After some research on Intel SR-IOV, I've realized that there is no convenient way to get the VF counters while VF interface is being attached to a VM (for example to a QEMU/KVM VM with a Libvirt manager). Furthermore, I didn't find even an inconvenient way to do it, because as soon as VM is being created on a HOST and it is bound in configuration to some VF interface(this is the main use case of SRI-OV VFs), the interface is automatically being detached from the HOST and attached to the VM (I think that it is done on purpose in order to allow passthrough to bypass the kernel or something), and there is actually no way that I found yet to find the counters of the VF used by the attached VM on the HOST(I'm using Ubuntu 16.04 and I've tried looking for counters on VF ports, with ethtool -S
on the PF interface but with no avail), those counters may be actually very helpful in various situations.
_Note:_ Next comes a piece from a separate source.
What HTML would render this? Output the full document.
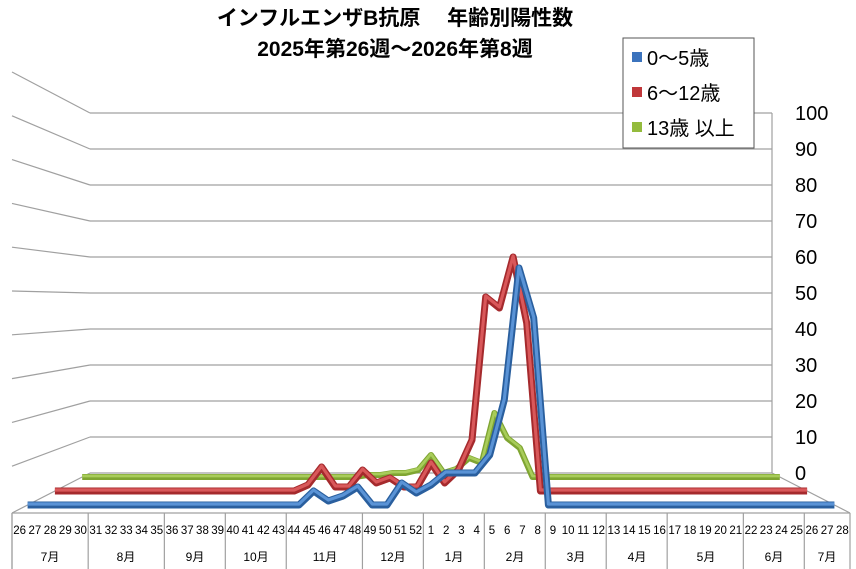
<!DOCTYPE html>
<html><head><meta charset="utf-8"><style>
body{margin:0;background:#fff;}
svg{display:block;font-family:"Liberation Sans","Noto Sans CJK JP",sans-serif;}
</style></head><body>
<svg id="s" width="856" height="569" viewBox="0 0 856 569" xmlns="http://www.w3.org/2000/svg">
<g id="grid" stroke="#a0a0a0" stroke-width="1.2" fill="none"></g>
<g id="series" fill="none" stroke-linejoin="round"></g>
<g font-size="20" fill="#000">
<text x="795" y="120">100</text><text x="795" y="156">90</text><text x="795" y="192">80</text>
<text x="795" y="228">70</text><text x="795" y="264">60</text><text x="795" y="300">50</text>
<text x="795" y="336">40</text><text x="795" y="372">30</text><text x="795" y="408">20</text>
<text x="795" y="444">10</text><text x="795" y="480">0</text>
</g>
<g font-size="21" font-weight="bold" text-anchor="middle">
<text x="395" y="25">インフルエンザB抗原　 年齢別陽性数</text>
<text x="395" y="56">2025年第26週～2026年第8週</text>
</g>
<g id="xl" font-size="11.5" text-anchor="middle"></g>
<g font-size="12" text-anchor="middle">
<text x="50" y="561">7月</text><text x="126" y="561">8月</text><text x="195" y="561">9月</text>
<text x="256" y="561">10月</text><text x="325" y="561">11月</text><text x="393" y="561">12月</text>
<text x="454" y="561">1月</text><text x="515" y="561">2月</text><text x="576" y="561">3月</text>
<text x="637" y="561">4月</text><text x="706" y="561">5月</text><text x="774" y="561">6月</text>
<text x="827" y="561">7月</text>
</g>
<rect x="623" y="38" width="131" height="110" fill="#fff" stroke="#555" stroke-width="1"/>
<rect x="632" y="52" width="10" height="10" fill="#3b73bd"/>
<rect x="632" y="87" width="10" height="10" fill="#c0373a"/>
<rect x="632" y="122" width="10" height="10" fill="#94bb3d"/>
<g font-size="20"><text x="647" y="65">0～5歳</text><text x="647" y="100">6～12歳</text><text x="647" y="135">13歳 以上</text></g>
</svg>
<script>
var NS="http://www.w3.org/2000/svg";
function el(p,t,a){var e=document.createElementNS(NS,t);for(var k in a)e.setAttribute(k,a[k]);p.appendChild(e);return e;}
var g=document.getElementById('grid');
for(var k=0;k<=10;k++){var yr=113+36*k;el(g,'line',{x1:90,y1:yr,x2:772,y2:yr});
 if(k<10)el(g,'line',{x1:12,y1:72+43.8*k,x2:90,y2:yr});}
el(g,'line',{x1:12,y1:513,x2:90,y2:473});
el(g,'line',{x1:772,y1:113,x2:772,y2:473});
el(g,'line',{x1:772,y1:473,x2:850,y2:513});
el(g,'line',{x1:12,y1:513,x2:850,y2:513});
el(g,'line',{x1:12,y1:513,x2:12,y2:569});
var step=838/55, bounds=[0,5,10,14,18,23,27,31,35,39,43,48,52,55];
bounds.forEach(function(b){var x=12+b*step;el(g,'line',{x1:x,y1:513,x2:x,y2:569});});
var xl=document.getElementById('xl'),labs=[];
for(var i=26;i<=52;i++)labs.push(i);for(var i=1;i<=28;i++)labs.push(i);
labs.forEach(function(l,i){var t=el(xl,'text',{x:12+(i+0.5)*step,y:534});t.textContent=l;});
function mk(n,o){var a=[];for(var i=0;i<n;i++)a.push(o[i]||0);return a;}
var blue=mk(55,{19:14,20:4,21:9,22:18,25:22,26:12,27:20,28:32,29:32,30:32,31:50,32:105,33:237,34:187});
var red=mk(55,{18:6,19:24,20:4,21:4,22:21,23:8,24:13,25:4,26:4,27:28,28:8,29:21,30:51,31:194,32:183,33:234,34:168});
var green=mk(55,{22:2,23:2,24:4,25:4,26:7,27:22,28:4,29:8,30:19,31:14,32:64,33:39,34:29});
var S=document.getElementById('series');
function draw(d,t,dark,light,w){var L=12+78*t,R=850-78*t,y0=513-40*t,W=(R-L)/55;
 var pts=[[L,y0]];d.forEach(function(v,i){pts.push([L+(i+0.5)*W,y0-v]);});pts.push([R,y0]);
 var s=pts.map(function(p){return p[0].toFixed(1)+','+p[1].toFixed(1);}).join(' ');
 el(S,'polyline',{points:s,stroke:dark,'stroke-width':w});
 el(S,'polyline',{points:s,stroke:light,'stroke-width':w*0.45,transform:'translate(0,-1)'});}
draw(green,0.9,'#7fa532','#a8cc5a',6);
draw(red,0.55,'#a52a2d','#d9585a',7);
draw(blue,0.2,'#2a5f9e','#5a93d6',7);
</script>
</body></html>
It would be really helpful if someone who has some experience in dealing with SRIOV could shade some light on this issue and tell me I'm wrong and that there is a simple way.
Thanks!
Update:.
Actually I found that ethtool -S
might be useful, it let you see the TX/RX queue counters of the nic, and I found that VF function driver ixgbevf uses exactly one different pair of TX/RX queues for each VF. And they are being assigned in increasing order, so it might be possible to do a mapping. But unfortunately it's an ugly and driver dependent solution.